Among the top-drawer usual suspects featured here, R.W. Apple Jr. delves into bacon; Jeffrey Steingarten spends a whole lot of pages on his quest for pig’s blood; Calvin Trillin tries to tempt his daughter home with bagels; and James Villas goes on about pimento cheese. No doubt M.F.K. Fisher, Jane Grigson, and Waverly Root would be here too if they hadn’t died before Y2K. Less trafficked names still recognizable to those who read food magazines comprise the remainder. Highlights include John Thorne, who is not only a deep thinker and lovely writer but actually seems to be living his material rather than simply remembering it; Ann Hodgman, who as always provides an intelligent, comic breath of fresh air; and wild Jim Leff, the chowhound, in whose heart a fire for authentic food burns bright. English cuisine is resurrected by playwright Jonathan Reynolds, who recently subbed for and upstaged the dreary Molly O’Neill in the New York Times Magazine, and novelist Jhumpa Lahiri offers an elegant, fragile food memory. But former Fodor’s editor Hughes didn’t extend her reach much beyond the New Yorker, the New York Times, the food glossies, and a few heavily publicized books.

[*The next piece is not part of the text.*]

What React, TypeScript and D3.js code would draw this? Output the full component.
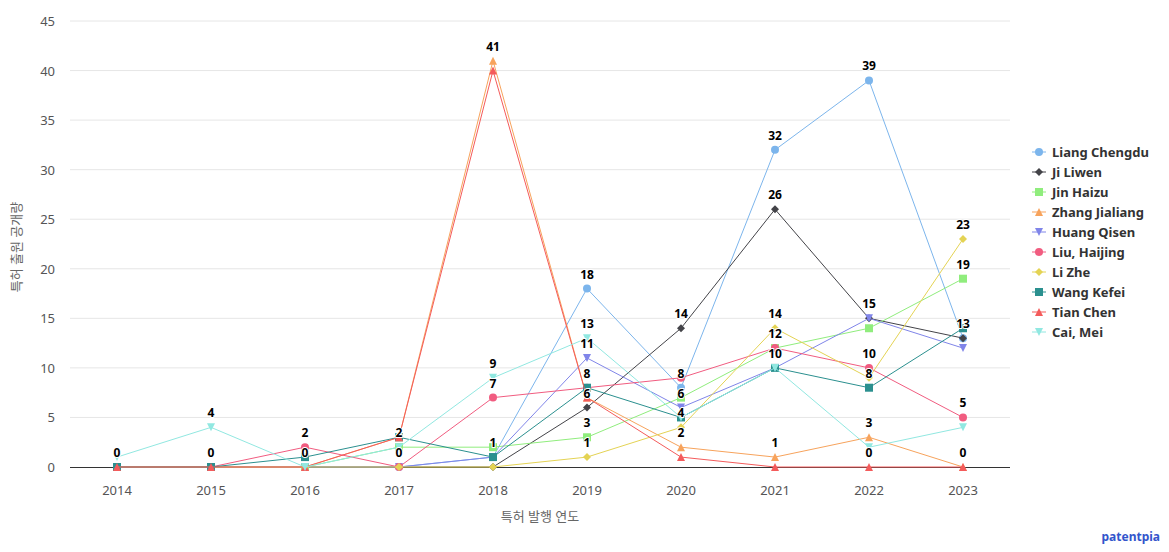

It would have enhanced this collection if she’d made an effort to include some of the fresh, surprising writing that appears in letters distributed by wine shops and single-malt societies, newspapers issued by such stores as the Vinegar Factory and Zingermann’s, the rogue material on the Internet, or anything at all from the Slow Food movement, whose magazine Slow is in a class by itself.
Plenty of satisfying entrees here, but next year the editor should try to provide some more adventurous fare as well.